Does it add anything (apart from length)? Maybe not. As the special proved (and does year after year), perfection is perfection. Yet taken on its own terms (i.e., pretend that you’ve never encountered this story before, as countless children who see this movie won’t have), “The Grinch” is a buoyant and agreeable entertainment, with a lead vocal performance, by Benedict Cumberbatch, that doesn’t try to bend the story, the way Carrey’s performance did (or Mike Myers’ in the 2003 live-action “The Cat in the Hat”), toward some misbegotten goal of hellzapoppin’ dump-truck anarchy. Cumberbatch, in his droll and tasteful way, respects the grinchiness of the Grinch: that he’s a force of mischievous mayhem who represents something in all of us — the potential to be bad when unhappiness takes over.

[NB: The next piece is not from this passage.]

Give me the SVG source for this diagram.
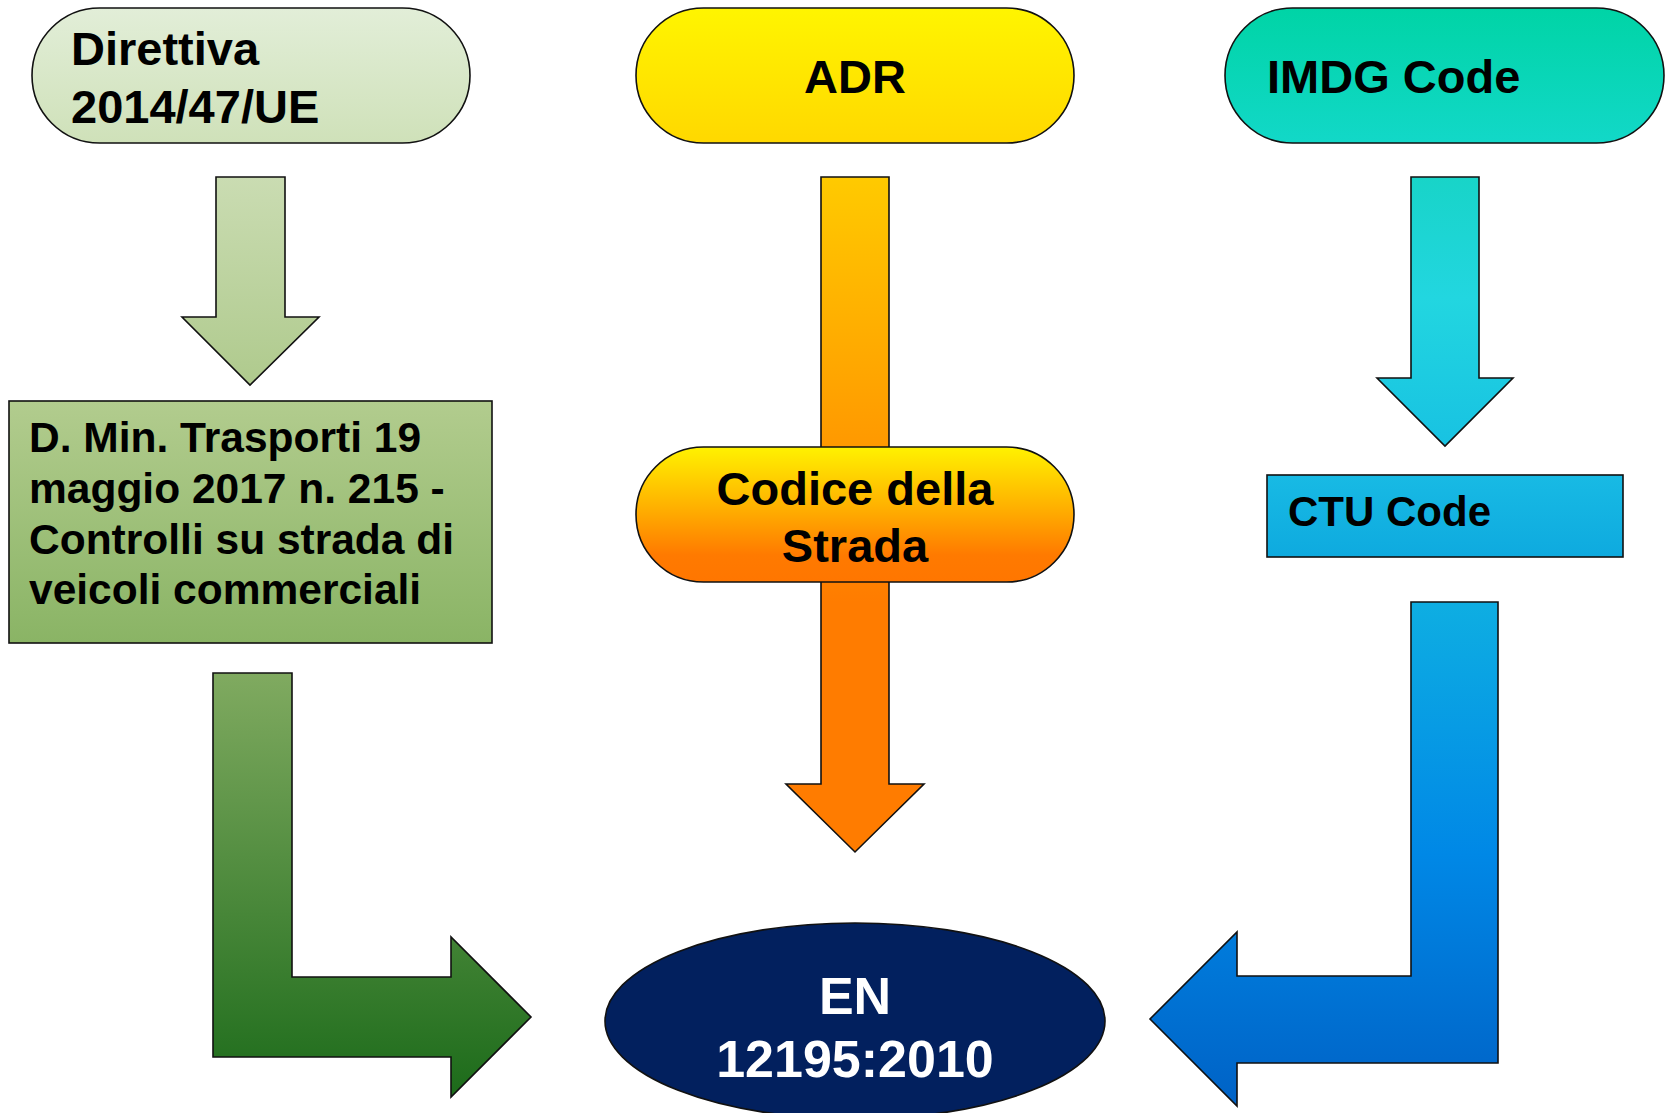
<svg xmlns="http://www.w3.org/2000/svg" width="1671" height="1113" viewBox="0 0 1671 1113">
<defs>
<linearGradient id="gDir" x1="0" y1="0" x2="0" y2="1"><stop offset="0" stop-color="#e2eed8"/><stop offset="1" stop-color="#cfe1b9"/></linearGradient>
<linearGradient id="gArrG1" x1="0" y1="0" x2="0" y2="1"><stop offset="0" stop-color="#cadcb2"/><stop offset="1" stop-color="#afca8d"/></linearGradient>
<linearGradient id="gDmin" x1="0" y1="0" x2="0" y2="1"><stop offset="0" stop-color="#b2cc8e"/><stop offset="1" stop-color="#8ab465"/></linearGradient>
<linearGradient id="gLG" x1="0" y1="0" x2="0" y2="1"><stop offset="0" stop-color="#80aa60"/><stop offset="1" stop-color="#1c6b1a"/></linearGradient>
<linearGradient id="gADR" x1="0" y1="0" x2="0" y2="1"><stop offset="0" stop-color="#fff500"/><stop offset="1" stop-color="#ffd800"/></linearGradient>
<linearGradient id="gOr" x1="0" y1="0" x2="0" y2="1"><stop offset="0" stop-color="#ffca00"/><stop offset="0.63" stop-color="#ff7c00"/><stop offset="1" stop-color="#ff7c00"/></linearGradient>
<linearGradient id="gCod" x1="0" y1="0" x2="0" y2="1"><stop offset="0" stop-color="#fff200"/><stop offset="0.45" stop-color="#ffb000"/><stop offset="0.8" stop-color="#ff7a00"/><stop offset="1" stop-color="#ff7600"/></linearGradient>
<linearGradient id="gIMDG" x1="0" y1="0" x2="0" y2="1"><stop offset="0" stop-color="#00d4a6"/><stop offset="1" stop-color="#12d8c8"/></linearGradient>
<linearGradient id="gCy" x1="0" y1="0" x2="0" y2="1"><stop offset="0" stop-color="#18d4c8"/><stop offset="0.45" stop-color="#22d6e0"/><stop offset="1" stop-color="#18c2e2"/></linearGradient>
<linearGradient id="gCTU" x1="0" y1="0" x2="0" y2="1"><stop offset="0" stop-color="#18bae4"/><stop offset="1" stop-color="#0eaadf"/></linearGradient>
<linearGradient id="gBl" x1="0" y1="0" x2="0" y2="1"><stop offset="0" stop-color="#0eaee2"/><stop offset="0.5" stop-color="#0088e6"/><stop offset="1" stop-color="#0062c6"/></linearGradient>
<style>
.s{stroke:#111;stroke-width:1.6;}
.t{font-family:"Liberation Sans",Arial,sans-serif;font-weight:bold;fill:#000;}
.w{fill:#fff;}
</style>
</defs>
<rect x="0" y="0" width="1671" height="1113" fill="#fff"/>
<g id="connectors">
<polygon class="s" fill="url(#gArrG1)" points="216,177 285,177 285,317 319,317 250,385 182,317 216,317"/>
<polygon class="s" fill="url(#gOr)" points="821,177 889,177 889,784 924,784 855,852 786,784 821,784"/>
<polygon class="s" fill="url(#gCy)" points="1411,177 1479,177 1479,378 1513,378 1445,446 1377,378 1411,378"/>
<polygon class="s" fill="url(#gLG)" points="213,673 292,673 292,977 451,977 451,937 531,1017 451,1097 451,1057 213,1057"/>
<polygon class="s" fill="url(#gBl)" points="1411,602 1498,602 1498,1063 1237,1063 1237,1106 1150,1019 1237,932 1237,976 1411,976"/>
</g>
<g id="n-direttiva">
<rect class="s" x="32" y="8" width="438" height="135" rx="67.5" fill="url(#gDir)"/>
<text class="t" font-size="47" x="71" y="65">Direttiva</text>
<text class="t" font-size="47" x="71" y="123">2014/47/UE</text>
</g>
<g id="n-adr">
<rect class="s" x="636" y="8" width="438" height="135" rx="67.5" fill="url(#gADR)"/>
<text class="t" font-size="47" x="855" y="93" text-anchor="middle">ADR</text>
</g>
<g id="n-imdg">
<rect class="s" x="1225" y="8" width="439" height="135" rx="67.5" fill="url(#gIMDG)"/>
<text class="t" font-size="47" x="1267" y="93">IMDG Code</text>
</g>
<g id="n-dmin">
<rect class="s" x="9" y="401" width="483" height="242" fill="url(#gDmin)"/>
<text class="t" font-size="42.5" x="29" y="452">D. Min. Trasporti 19</text>
<text class="t" font-size="42.5" x="29" y="503">maggio 2017 n. 215 -</text>
<text class="t" font-size="42.5" x="29" y="554">Controlli su strada di</text>
<text class="t" font-size="42.5" x="29" y="604">veicoli commerciali</text>
</g>
<g id="n-codice">
<rect class="s" x="636" y="447" width="438" height="135" rx="67.5" fill="url(#gCod)"/>
<text class="t" font-size="47" x="855" y="505" text-anchor="middle">Codice della</text>
<text class="t" font-size="47" x="855" y="562" text-anchor="middle">Strada</text>
</g>
<g id="n-ctu">
<rect class="s" x="1267" y="475" width="356" height="82" fill="url(#gCTU)"/>
<text class="t" font-size="42" x="1288" y="526">CTU Code</text>
</g>
<g id="n-en">
<ellipse class="s" cx="855" cy="1021" rx="250" ry="98" fill="#02205e"/>
<text class="t w" font-size="52" x="855" y="1014" text-anchor="middle">EN</text>
<text class="t w" font-size="52" x="855" y="1077" text-anchor="middle">12195:2010</text>
</g>
</svg>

There’s no denying, though, that this is a Grinch who’s a shade lighter in his acrimony (if not in his coloring; his fur is still seasick green), making him an ever-so-slightly more relatable misanthropic beetle-browed crank. Cumberbatch gives him an American accent and speaks quickly, with an addled officiousness; the sound is less Karloff, with his dark and booming British vowels, than Paul Giamatti at his most persnickety. That the Grinch is a self-isolated neurotic, making up for past trauma, is now front and center. Early on, he sits in his home playing “All by Myself” on a pipe organ whose pipes shoot up like a tangle of gold-plated pasta (he’s a soft-rock Phantom of the Opera), and there’s a funny montage of him indulging in a bout of “emotional eating.” He also gets a moment of joke-free backstory, one reminiscent of the lonely holidays that Ebenezer Scrooge spent as a boy in “A Christmas Carol.”

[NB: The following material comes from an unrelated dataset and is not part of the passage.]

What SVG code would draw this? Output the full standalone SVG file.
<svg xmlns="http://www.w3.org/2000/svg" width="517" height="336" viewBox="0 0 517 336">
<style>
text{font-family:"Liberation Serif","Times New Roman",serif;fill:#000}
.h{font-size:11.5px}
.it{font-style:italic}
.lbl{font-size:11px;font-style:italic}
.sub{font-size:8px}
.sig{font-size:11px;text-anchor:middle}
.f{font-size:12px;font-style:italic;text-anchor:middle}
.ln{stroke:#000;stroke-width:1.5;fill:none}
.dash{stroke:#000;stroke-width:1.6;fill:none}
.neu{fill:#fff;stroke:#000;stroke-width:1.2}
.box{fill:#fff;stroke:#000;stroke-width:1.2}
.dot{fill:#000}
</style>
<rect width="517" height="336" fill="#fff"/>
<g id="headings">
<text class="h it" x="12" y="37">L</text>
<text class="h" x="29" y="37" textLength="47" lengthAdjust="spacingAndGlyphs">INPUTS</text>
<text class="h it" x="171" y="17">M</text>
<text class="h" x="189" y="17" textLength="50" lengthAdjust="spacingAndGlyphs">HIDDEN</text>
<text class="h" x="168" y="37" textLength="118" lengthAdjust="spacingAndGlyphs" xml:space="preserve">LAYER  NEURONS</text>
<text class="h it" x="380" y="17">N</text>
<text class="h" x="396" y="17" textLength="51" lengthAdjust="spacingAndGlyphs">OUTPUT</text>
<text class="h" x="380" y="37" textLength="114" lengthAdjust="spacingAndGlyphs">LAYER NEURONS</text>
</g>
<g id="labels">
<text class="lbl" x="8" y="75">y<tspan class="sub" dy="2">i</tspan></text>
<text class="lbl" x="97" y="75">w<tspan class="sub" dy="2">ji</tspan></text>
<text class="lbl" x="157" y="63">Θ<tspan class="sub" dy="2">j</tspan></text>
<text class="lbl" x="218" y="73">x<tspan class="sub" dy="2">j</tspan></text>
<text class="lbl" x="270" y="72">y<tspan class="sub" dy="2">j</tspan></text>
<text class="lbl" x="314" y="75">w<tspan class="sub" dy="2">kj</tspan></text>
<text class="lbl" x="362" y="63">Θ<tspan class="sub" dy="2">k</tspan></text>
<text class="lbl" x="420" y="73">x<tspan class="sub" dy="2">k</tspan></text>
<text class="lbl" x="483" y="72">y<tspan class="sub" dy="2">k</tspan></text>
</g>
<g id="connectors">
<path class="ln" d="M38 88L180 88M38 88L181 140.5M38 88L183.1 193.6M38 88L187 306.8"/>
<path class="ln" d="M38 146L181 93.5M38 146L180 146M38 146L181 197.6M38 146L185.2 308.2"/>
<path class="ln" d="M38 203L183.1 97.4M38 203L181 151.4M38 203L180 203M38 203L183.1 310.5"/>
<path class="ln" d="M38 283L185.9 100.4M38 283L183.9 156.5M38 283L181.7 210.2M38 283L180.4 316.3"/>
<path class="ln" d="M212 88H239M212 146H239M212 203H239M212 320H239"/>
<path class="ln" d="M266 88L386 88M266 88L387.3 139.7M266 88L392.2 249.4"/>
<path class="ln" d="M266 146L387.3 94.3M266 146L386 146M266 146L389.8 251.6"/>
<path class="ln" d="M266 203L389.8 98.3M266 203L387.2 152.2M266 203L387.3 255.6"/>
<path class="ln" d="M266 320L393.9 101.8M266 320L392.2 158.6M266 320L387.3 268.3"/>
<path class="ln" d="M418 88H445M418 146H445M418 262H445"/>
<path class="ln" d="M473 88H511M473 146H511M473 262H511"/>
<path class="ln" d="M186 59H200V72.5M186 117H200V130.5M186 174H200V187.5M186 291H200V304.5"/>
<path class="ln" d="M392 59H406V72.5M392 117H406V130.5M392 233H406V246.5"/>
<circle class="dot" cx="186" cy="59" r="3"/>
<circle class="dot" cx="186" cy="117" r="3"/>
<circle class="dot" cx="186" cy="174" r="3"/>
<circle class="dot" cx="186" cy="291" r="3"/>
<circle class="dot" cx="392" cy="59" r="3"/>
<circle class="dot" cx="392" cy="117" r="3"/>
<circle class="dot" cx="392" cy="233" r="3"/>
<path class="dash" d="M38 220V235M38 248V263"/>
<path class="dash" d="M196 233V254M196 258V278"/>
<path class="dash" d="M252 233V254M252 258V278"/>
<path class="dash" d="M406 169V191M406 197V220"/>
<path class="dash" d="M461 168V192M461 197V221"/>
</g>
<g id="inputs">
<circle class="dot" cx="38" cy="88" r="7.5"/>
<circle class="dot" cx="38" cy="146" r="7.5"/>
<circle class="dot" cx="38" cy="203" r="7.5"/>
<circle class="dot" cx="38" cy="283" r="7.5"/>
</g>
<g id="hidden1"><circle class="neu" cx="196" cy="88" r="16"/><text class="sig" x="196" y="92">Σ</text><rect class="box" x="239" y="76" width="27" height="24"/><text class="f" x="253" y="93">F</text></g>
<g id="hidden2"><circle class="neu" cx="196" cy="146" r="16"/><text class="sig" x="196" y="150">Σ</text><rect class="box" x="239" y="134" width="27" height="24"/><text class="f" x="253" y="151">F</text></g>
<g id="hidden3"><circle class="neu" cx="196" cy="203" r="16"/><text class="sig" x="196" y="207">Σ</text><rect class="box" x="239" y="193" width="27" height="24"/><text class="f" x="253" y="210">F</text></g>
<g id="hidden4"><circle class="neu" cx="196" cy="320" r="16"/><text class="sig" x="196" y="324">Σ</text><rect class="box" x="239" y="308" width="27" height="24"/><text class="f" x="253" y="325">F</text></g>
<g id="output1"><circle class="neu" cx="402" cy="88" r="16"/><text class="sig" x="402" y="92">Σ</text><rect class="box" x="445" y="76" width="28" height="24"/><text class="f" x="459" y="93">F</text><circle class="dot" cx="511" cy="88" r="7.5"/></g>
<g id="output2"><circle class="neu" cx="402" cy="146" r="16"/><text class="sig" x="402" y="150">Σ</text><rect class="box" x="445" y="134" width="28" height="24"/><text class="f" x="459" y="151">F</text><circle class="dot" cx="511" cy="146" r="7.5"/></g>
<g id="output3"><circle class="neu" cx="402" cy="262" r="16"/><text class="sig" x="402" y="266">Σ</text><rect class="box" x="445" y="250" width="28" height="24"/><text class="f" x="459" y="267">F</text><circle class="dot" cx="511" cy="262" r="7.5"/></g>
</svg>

“The Grinch” has a visual design that’s savory in a tactile Christmas-specialty-store way. The houses of Whoville look as bendy and ramshackle as they did on the page, though they’re now charged with color, and the pristine snowscapes lend the movie a firmer sense of place; its Whoville could be the world’s funkiest ski resort. When the Grinch stands on the sliver of extended peak outside his doorway, surveying the town below, it’s like he’s perched on an abyss. At the same time, this is the first “Grinch” that gets you to feel that even in his estrangement, he belongs to the town; he’s a Who who lost his way. The Whos’ village-square Christmas tree is so ginormous it’s a marvel, and there are, of course, doses of the spectacular action-film slapstick required in any contemporary animated feature, most of it revolving around the logistics of the Grinch navigating his sleigh up and down those slopes.
Dr. Seuss’ famous doggerel has been replaced by a lot of imitation-Seuss doggerel, which works well enough, though there’s no great reason for it apart from the fact that the film has to offer something original or it wouldn’t have a reason for existing. That’s the eternal paradox of remake culture. We want a movie like “The Grinch” to push our nostalgia buttons, yet in a way that’s just fresh enough to delight and satisfy anew. The Jim Carrey version didn’t do that, and as popular as it was at the time, I seriously wonder how much it’s watched now. For anyone who grew up with “How the Grinch Stole Christmas,” “The Grinch” won’t replace it, yet it’s nimble and affectionate in a way that can hook today’s children, and more than a few adults, by conjuring a feeling that comes close enough. By the end, your own heart will swell, though maybe just one or two sizes.